Graphic2.jpg (11074 bytes)







The Providence Business News, May, 1997

How far has Rhode Island's manufacturing employment base fallen? What must we do to maintain a stable employment base in manufacturing? Other than the silly topic of whether manufacturing here is dead or alive, these are the two questions that are discussed most frequently. Everyone seems willing to venture answers to these questions. I find it intriguing that even the most influential persons in this state, those who directly influence policy, continue to approach these with a "traditional" perspective that lost its relevance ten years ago when Rhode Island became a service and information-based economy. If we are to meaningfully assess the performance of Rhode Island's manufacturing sector, we must begin to address questions such as these with a "non-traditional" perspective.

As a first step in this process, it is necessary to question the viability of the existing employment classifications upon which our assessments of manufacturing employment are based. The Standard Industrial Classification (SIC) code categorizes employment by a series of two, three and four-digit breakdowns. As anyone familiar with SIC codes will attest, the amount of detail allowed for the manufacturing sector is noticeably greater than for the service sector. This shouldn't come as much of a surprise since these classifications were formulated during our nation's manufacturing era, as the "Industrial" in SIC name code attests. But, while these classifications may have served us well during the manufacturing era, today they are showing signs of age.

Should we limit our classification of manufacturing activity exclusively to "goods"? If we do, then the existing "wisdom" on the performance of our manufacturing sector is valid. Let me argue that we must be more realistic and extend the definition of manufacturing activity to include both goods and services.

Manufacturers produce both final goods for consumers and inputs for other firms. Just as this classification is not restricted to "final goods," we need to extend the definition of "manufactured inputs" to include both goods and services. Today, manufacturing firms that utilize computer inputs tend to rely far more on personal computers than on mainframes. So, to produce its product, a hypothetical firm might use processed steel as an input, which is classified as "manufactured" along with data processing and computer programming services which are listed under the SIC category "Business Services." Can we manufacture services? I believe we can. Business services should be viewed as a valid form of production. The importance of this should be obvious: an increasing part of the wealth generated during the "information age" is related to the creation and processing of data.

If we broaden the definition of manufacturing to include the production of both goods and services, then, the trend in Rhode Island manufacturing employment is very different from what is commonly believed. For well over a decade, the number of jobs in manufacturing has been falling while business service employment has been rising. The result, as the graph shows, is that "Manufacturing Goods and Services" employment has remained constant throughout this entire recovery.

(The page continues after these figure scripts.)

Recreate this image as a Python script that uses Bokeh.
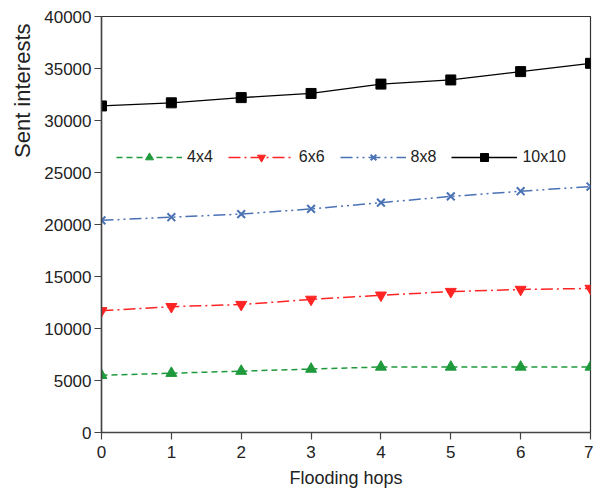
from bokeh.plotting import figure
from bokeh.models import Range1d, FixedTicker, Legend, LegendItem, Title
from bokeh.embed import file_html
from bokeh.resources import INLINE

hops = [0, 1, 2, 3, 4, 5, 6, 7]
s4x4 = [5500, 5700, 5900, 6100, 6300, 6300, 6300, 6300]
s6x6 = [11700, 12100, 12300, 12800, 13200, 13550, 13750, 13850]
s8x8 = [20400, 20700, 21000, 21500, 22100, 22700, 23200, 23650]
s10x10 = [31400, 31700, 32200, 32600, 33500, 33900, 34700, 35500]
series_names = ["4x4", "6x6", "8x8", "10x10"]
y_ticks = [0, 5000, 10000, 15000, 20000, 25000, 30000, 35000, 40000]

FONT = "Liberation Sans"

p = figure(width=593, height=502, output_backend="svg", toolbar_location=None,
           x_range=Range1d(0, 7), y_range=Range1d(0, 40000),
           min_border_left=101, min_border_top=16, min_border_right=3, min_border_bottom=70)
p.grid.visible = False
p.outline_line_color = "#333333"
p.outline_line_width = 1.2

for ax in (p.xaxis[0], p.yaxis[0]):
    ax.axis_line_color = "#444444"
    ax.axis_line_width = 1.5
    ax.major_tick_line_color = "#444444"
    ax.major_tick_line_width = 1.2
    ax.major_tick_out = 7
    ax.major_tick_in = 0
    ax.minor_tick_line_color = None
    ax.major_label_text_font = FONT
    ax.major_label_text_font_size = "17px"
    ax.major_label_text_color = "#222222"

p.xaxis.ticker = FixedTicker(ticks=hops)
p.yaxis.ticker = FixedTicker(ticks=y_ticks)
p.xaxis.axis_label = "Flooding hops"
p.xaxis.axis_label_text_font = FONT
p.xaxis.axis_label_text_font_style = "normal"
p.xaxis.axis_label_text_font_size = "18px"
p.xaxis.axis_label_text_color = "#222222"
p.xaxis.axis_label_standoff = 7
p.xaxis.major_label_standoff = 6
p.yaxis.major_label_standoff = 3

ytitle = Title(text="Sent interests", align="right", offset=7,
               text_font=FONT, text_font_size="22px", text_font_style="normal",
               text_color="#222222", standoff=14)
p.add_layout(ytitle, "left")

green = "#1e9a3c"
red = "#ff2424"
blue = "#4a72b4"
black = "#000000"

l1 = p.line(hops, s4x4, line_color=green, line_width=1.5, line_dash="6 4")
m1 = p.scatter(hops, s4x4, marker="triangle", size=11, fill_color=green, line_color=green)
l2 = p.line(hops, s6x6, line_color=red, line_width=1.5, line_dash="12 4 2 4")
m2 = p.scatter(hops, s6x6, marker="inverted_triangle", size=11, fill_color=red, line_color=red)
l3 = p.line(hops, s8x8, line_color=blue, line_width=1.5, line_dash="12 4 2 4 2 4")
m3 = p.scatter(hops, s8x8, marker="x", size=11, line_color=blue, line_width=2)
l4 = p.line(hops, s10x10, line_color=black, line_width=1.3)
m4 = p.scatter(hops, s10x10, marker="square", size=10, fill_color=black, line_color=black)

legend = Legend(items=[
    LegendItem(label=series_names[0], renderers=[l1, m1]),
    LegendItem(label=series_names[1], renderers=[l2, m2]),
    LegendItem(label=series_names[2], renderers=[l3, m3]),
    LegendItem(label=series_names[3], renderers=[l4, m4]),
], orientation="horizontal", location=(15, 265))
legend.glyph_width = 66
legend.glyph_height = 20
legend.label_text_font = FONT
legend.label_text_font_size = "16px"
legend.label_text_color = "#222222"
legend.label_standoff = 5
legend.spacing = 15
legend.border_line_color = None
legend.background_fill_alpha = 0
legend.padding = 0
legend.margin = 0
p.add_layout(legend)

open("out.html", "w").write(file_html(p, INLINE))
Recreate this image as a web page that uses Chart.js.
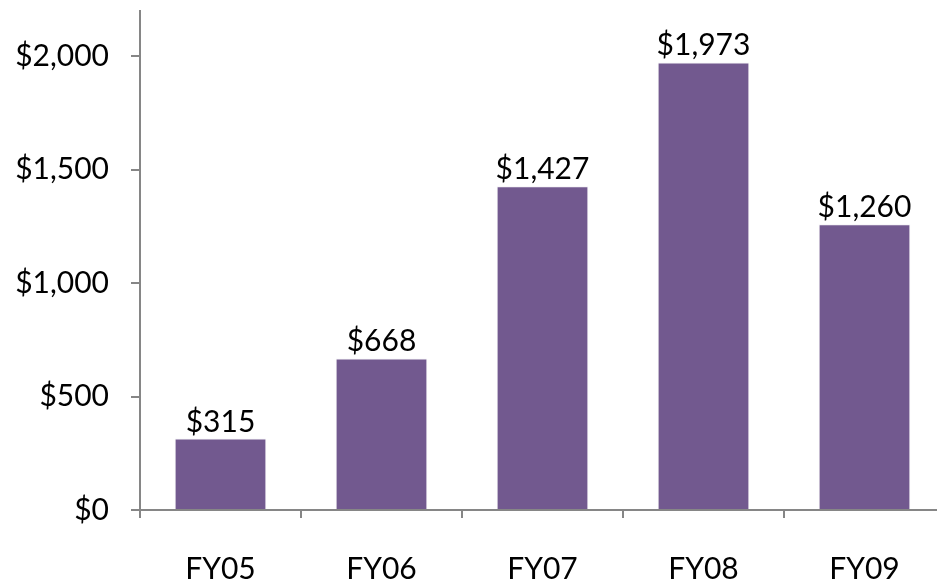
<!DOCTYPE html>
<html>
<head>
<meta charset="utf-8">
<script src="https://cdn.jsdelivr.net/npm/chart.js@4"></script>
<style>
  html, body { margin: 0; padding: 0; background: #fff; overflow: hidden; }
  #wrap { width: 937px; height: 584px; overflow: hidden; position: relative; }
  #wrap canvas { position: absolute; left: 0; top: 0; }
</style>
</head>
<body>
<div id="wrap"><canvas id="barChart" width="945" height="600"></canvas></div>
<script>
const years = ['FY05', 'FY06', 'FY07', 'FY08', 'FY09'];
const amounts = [315, 668, 1427, 1973, 1260];
const yTicks = [0, 500, 1000, 1500, 2000];

const BAR_COLOR = '#72598f';
const AXIS_COLOR = '#868686';
const FONT = 'Lato, "Open Sans", sans-serif';

function money(v) {
  return '$' + v.toLocaleString('en-US');
}

// value labels above each bar, on a white box
const barLabels = {
  id: 'barLabels',
  afterDatasetsDraw(chart) {
    const ctx = chart.ctx;
    const meta = chart.getDatasetMeta(0);
    ctx.save();
    ctx.font = '30px ' + FONT;
    ctx.textAlign = 'center';
    ctx.textBaseline = 'alphabetic';
    meta.data.forEach((bar, i) => {
      const txt = money(amounts[i]);
      const w = ctx.measureText(txt).width;
      ctx.fillStyle = '#fff';
      ctx.fillRect(bar.x - w / 2 - 2, bar.y - 32, w + 4, 30);
      ctx.fillStyle = '#000';
      ctx.fillText(txt, bar.x, bar.y - 7);
    });
    ctx.restore();
  }
};

const ctx = document.getElementById('barChart').getContext('2d');
new Chart(ctx, {
  type: 'bar',
  data: {
    labels: years,
    datasets: [{
      data: amounts,
      backgroundColor: BAR_COLOR,
      borderColor: '#f4f3f6',
      borderWidth: 1,
      categoryPercentage: 1,
      barPercentage: 0.57
    }]
  },
  options: {
    responsive: false,
    animation: false,
    layout: { padding: { top: 11, right: 0, left: 0, bottom: 0 } },
    plugins: {
      legend: { display: false },
      tooltip: { enabled: false }
    },
    scales: {
      x: {
        grid: {
          display: true,
          drawOnChartArea: false,
          drawTicks: true,
          tickLength: 8,
          color: AXIS_COLOR,
          lineWidth: 2
        },
        border: { color: AXIS_COLOR, width: 2 },
        ticks: {
          color: '#000',
          font: { family: FONT, size: 30 },
          padding: 33
        },
        afterFit(scale) { scale.height = 90; }
      },
      y: {
        min: 0,
        max: 2200,
        grid: {
          drawOnChartArea: false,
          drawTicks: true,
          tickLength: 9,
          color: AXIS_COLOR,
          lineWidth: 2
        },
        border: { color: AXIS_COLOR, width: 2 },
        ticks: {
          color: '#000',
          font: { family: FONT, size: 30 },
          padding: 22,
          callback: v => money(v)
        },
        afterBuildTicks(scale) {
          scale.ticks = yTicks.map(v => ({ value: v }));
        },
        afterFit(scale) {
          scale.width = 140;
          scale.paddingTop = 0;
          scale.paddingBottom = 0;
        }
      }
    }
  },
  plugins: [barLabels]
});
</script>
</body>
</html>
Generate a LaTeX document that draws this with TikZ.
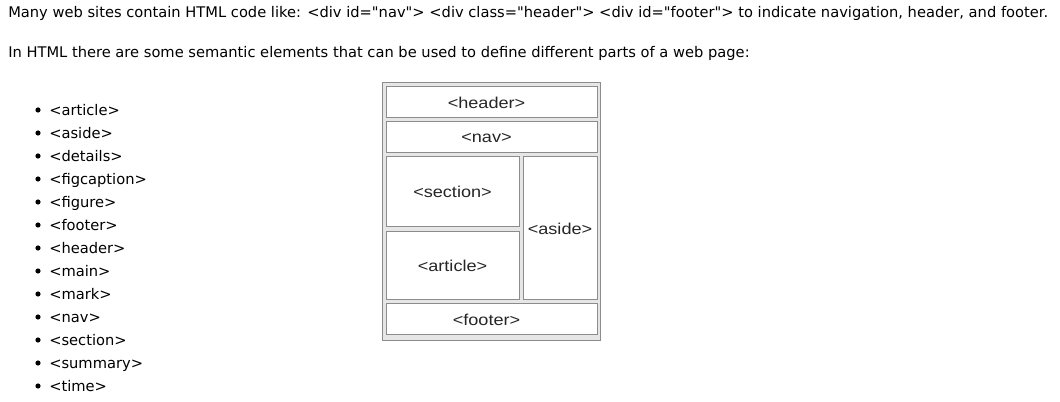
\documentclass[tikz,border=0pt]{standalone}
\usepackage{fontspec}
\usepackage{tikz}
\newfontfamily\pagefont{DejaVu Sans}
\newfontfamily\boxfont[FakeStretch=1.15]{Liberation Sans}
\definecolor{edgegray}{HTML}{8C8C8C}
\definecolor{backgray}{HTML}{E6E6E6}

\begin{document}
\begin{tikzpicture}[x=0.75pt, y=-0.75pt]
        % Styles for the page text and the layout boxes
        \tikzset{
            line/.style={anchor=base west, inner sep=0pt, font=\pagefont\fontsize{11pt}{13pt}\selectfont},
            part/.style={draw=edgegray, fill=white, line width=0.75pt, inner sep=0pt},
            tag/.style={font=\boxfont\fontsize{11.8pt}{14pt}\selectfont, text=black!85},
        }
        \useasboundingbox (0, 0) rectangle (1060, 402);

        % Intro text
        \node[line] (intro) at (8, 18) {Many web sites contain HTML code like: <div id="nav"> <div class="header"> <div id="footer"> to indicate navigation, header, and footer.};
        \node[line] (lead) at (8, 58) {In HTML there are some semantic elements that can be used to define different parts of a web page:};

        % List of semantic elements
        \foreach \item [count=\i] in {article, aside, details, figcaption, figure, footer, header, main, mark, nav, section, summary, time} {
            \pgfmathsetmacro{\ypos}{86 + 23*\i}
            \fill (38, \ypos+1) circle (2.6);
            \node[line] (item\i) at (49, \ypos+7) {<\item>};
        }

        % Page layout (sizes in px)
        \node[draw=edgegray, fill=backgray, line width=0.75pt, inner sep=0pt,
              minimum width=218*0.75pt, minimum height=258*0.75pt] (page) at (491.5, 211.5) {};

        \node[part, minimum width=211*0.75pt, minimum height=31*0.75pt,
              label={[tag, xshift=-3.75pt]center:<header>}] (header) at (491.5, 102.5) {};
        \node[part, minimum width=211*0.75pt, minimum height=31*0.75pt,
              label={[tag, xshift=-3.75pt]center:<nav>}] (nav) at (491.5, 137.5) {};
        \node[part, minimum width=133*0.75pt, minimum height=70*0.75pt,
              label={[tag]center:<section>}] (section) at (452.5, 192) {};
        \node[part, minimum width=133*0.75pt, minimum height=68*0.75pt,
              label={[tag]center:<article>}] (article) at (452.5, 266) {};
        \node[part, minimum width=74*0.75pt, minimum height=143*0.75pt,
              label={[tag]center:<aside>}] (aside) at (560, 228.5) {};
        \node[part, minimum width=211*0.75pt, minimum height=31*0.75pt,
              label={[tag, xshift=-3.75pt]center:<footer>}] (footer) at (491.5, 319.5) {};
\end{tikzpicture}
\end{document}
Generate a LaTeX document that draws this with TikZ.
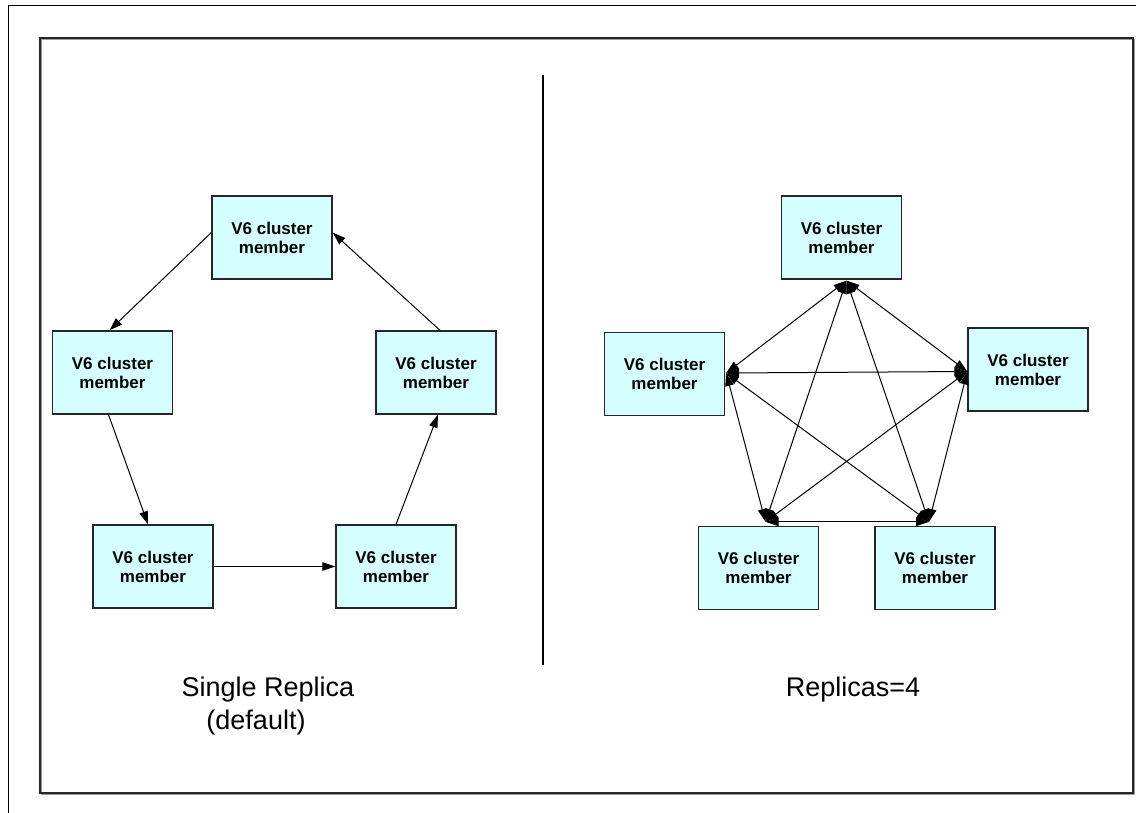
\documentclass[tikz,border=0pt]{standalone}
\usepackage{fontspec}
\setmainfont{Liberation Sans}
\usetikzlibrary{arrows.meta}
\definecolor{memberfill}{HTML}{D5FFFF}
\begin{document}
\begin{tikzpicture}[x=1pt,y=-1pt,
  member/.style={draw=black!85, line width=1.3pt, fill=memberfill,
    minimum width=120pt, minimum height=83pt, inner sep=0pt, align=center,
    font=\bfseries\fontsize{17}{19}\selectfont},
  link/.style={line width=1pt, -{Triangle[length=13pt,width=8.5pt]}},
  both/.style={line width=1pt, {Triangle[length=13pt,width=8.5pt]}-{Triangle[length=13pt,width=8.5pt]}},
  caption/.style={anchor=base, font=\fontsize{27}{33}\selectfont}]
\useasboundingbox (0,0) rectangle (1136,812);
\clip (0,0) rectangle (1136,812);

% page frame and panel frame
\draw[line width=1pt] (8,830) -- (8,5) -- (1150,5);
\draw[line width=1.5pt, black!40] (41.5,39.5) rectangle (1134.5,794.5);
\draw[line width=1.5pt, black!85] (40,38) rectangle (1133,793);

% divider
\draw[line width=2pt] (543,75) -- (543,665);

% single replica ring
\node[member] (lt)  at (272,237.5)  {V6 cluster\\member};
\node[member] (ll)  at (112.5,372.5) {V6 cluster\\member};
\node[member] (lr)  at (436,372.5)  {V6 cluster\\member};
\node[member] (lbl) at (153,566.5)  {V6 cluster\\member};
\node[member] (lbr) at (396,566.5)  {V6 cluster\\member};

\draw[link] ([yshift=5pt]lt.west) -- ([xshift=-3pt]ll.north);
\draw[link] ([xshift=-4pt]ll.south) -- ([xshift=-5pt]lbl.north);
\draw[link] (lbl.east) -- (lbr.west);
\draw[link] (lbr.north) -- ([xshift=2pt]lr.south);
\draw[link] ([xshift=4pt]lr.north) -- ([yshift=5pt]lt.east);

% four replicas: full mesh
\node[member] (rt)  at (841.5,237.5) {V6 cluster\\member};
\node[member] (rl)  at (664.5,374)   {V6 cluster\\member};
\node[member] (rr)  at (1028,369.5)  {V6 cluster\\member};
\node[member] (rbl) at (758.5,568)   {V6 cluster\\member};
\node[member] (rbr) at (935,568)     {V6 cluster\\member};

\coordinate (pt)  at ([xshift=5pt,yshift=-1pt]rt.south);
\coordinate (pl)  at ([xshift=1pt,yshift=1pt]rl.east);
\coordinate (pr)  at ([yshift=-2pt]rr.west);
\coordinate (pbl) at ([xshift=7pt,yshift=4pt]rbl.north);
\coordinate (pbr) at ([xshift=-6pt,yshift=4pt]rbr.north);

\draw[both] (pt) -- (pl);
\draw[both] (pt) -- (pr);
\draw[both] (pt) -- (pbl);
\draw[both] (pt) -- (pbr);
\draw[both] (pl) -- (pr);
\draw[both] (pl) -- (pbl);
\draw[both] (pl) -- (pbr);
\draw[both] (pr) -- (pbl);
\draw[both] (pr) -- (pbr);
\draw[both] (pbl) -- (pbr);

% captions
\node[caption] (cap1) at (268,696) {Single Replica};
\node[caption] (cap2) at (256,729) {(default)};
\node[caption] (cap3) at (853,696) {Replicas=4};
\end{tikzpicture}
\end{document}
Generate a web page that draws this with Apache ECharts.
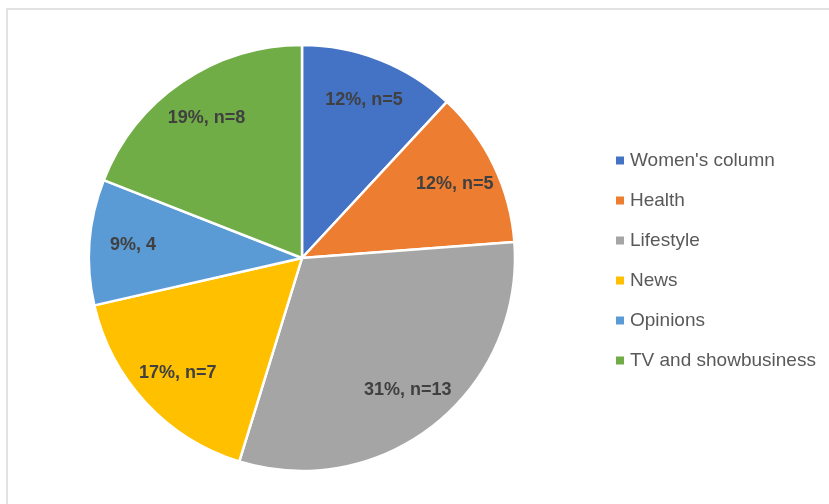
<!DOCTYPE html>
<html>
<head>
<meta charset="utf-8">
<script src="https://cdn.jsdelivr.net/npm/echarts@6/dist/echarts.min.js"></script>
<style>
  html, body { margin: 0; padding: 0; background: #fff; }
  #main { width: 829px; height: 504px; }
</style>
</head>
<body>
<div id="main"></div>
<script>
// sections of the paper, with counts and the percentages shown on the slices
const categories = ['Women\'s column', 'Health', 'Lifestyle', 'News', 'Opinions', 'TV and showbusiness']
const counts = [5, 5, 13, 7, 4, 8]
const percents = [12, 12, 31, 17, 9, 19]
const labelText = ['12%, n=5', '12%, n=5', '31%, n=13', '17%, n=7', '9%, 4', '19%, n=8']
const colors = ['#4472C4', '#ED7D31', '#A5A5A5', '#FFC000', '#5B9BD5', '#70AD47']

let chart = echarts.init(document.getElementById('main'))

let pieData = categories.map((name, i) => ({ name, value: counts[i] }))

let option = {
  color: colors,
  animation: false,
  graphic: [{
    type: 'rect',
    shape: { x: 7, y: 9, width: 840, height: 520 },
    style: { fill: 'none', stroke: '#d9d9d9', lineWidth: 1.5 },
    silent: true
  }],
  legend: {
    orient: 'vertical',
    left: 609,
    top: 146,
    padding: 5,
    itemWidth: 10,
    itemHeight: 10,
    itemGap: 21,
    icon: 'rect',
    data: categories,
    textStyle: {
      fontFamily: 'Liberation Sans',
      fontSize: 19,
      color: '#595959'
    }
  },
  series: [
    {
      // the visible pie
      type: 'pie',
      center: [302, 258],
      radius: [0, 213],
      startAngle: 90,
      clockwise: true,
      silent: true,
      label: { show: false },
      labelLine: { show: false },
      itemStyle: { borderColor: '#fff', borderWidth: 2.5 },
      data: pieData
    },
    {
      // transparent ring, only to carry the labels further out
      type: 'pie',
      center: [302, 258],
      radius: [120, 213],
      startAngle: 90,
      clockwise: true,
      silent: true,
      legendHoverLink: false,
      itemStyle: { color: 'rgba(0,0,0,0)', borderWidth: 0 },
      labelLine: { show: false },
      label: {
        show: true,
        position: 'inside',
        formatter: (p) => labelText[p.dataIndex],
        fontFamily: 'Liberation Sans',
        fontWeight: 'bold',
        fontSize: 18,
        color: '#404040'
      },
      data: pieData
    }
  ]
}

chart.setOption(option)
</script>
</body>
</html>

This brings me to the second question I posed, concerning the requirements for maintaining a stable manufacturing employment base. Ironically, some manufacturing employees, those employed by "temp" agencies, are classified under business services. As a result, we don't know the actual number of manufacturing employees in Rhode Island. We therefore don't know when manufacturing employment peaked, how much manufacturing employment has fallen since that peak, or the manufacturing job change since the present recovery began. What we do know is that in our present low-inflation climate, manufacturing firms must cut costs to remain competitive. This has compelled surviving firms to incorporate labor-saving technology into production, which, as its name implies, has reduced our manufacturing employment base. So, the "good old days" are truly gone: to maintain a stable manufacturing employment base, it is no longer enough to retain the same number of manufacturing firms. We need existing firms to expand and new firms to locate here.

This reclassification of manufacturing activity has important implications for public policy. High tech services and manufacturing must no longer be viewed as distinct or mutually exclusive. Policy recommendations should encourage both areas simultaneously. Just as roads and bridges provide "external economies" for businesses, which has historically provided a justification for public investment in this area, knowledge and technology also generate external economies. We should no longer make separate sets of policy recommendations for manufacturing and "high tech." Instead, this pair should be viewed as our primary "cluster."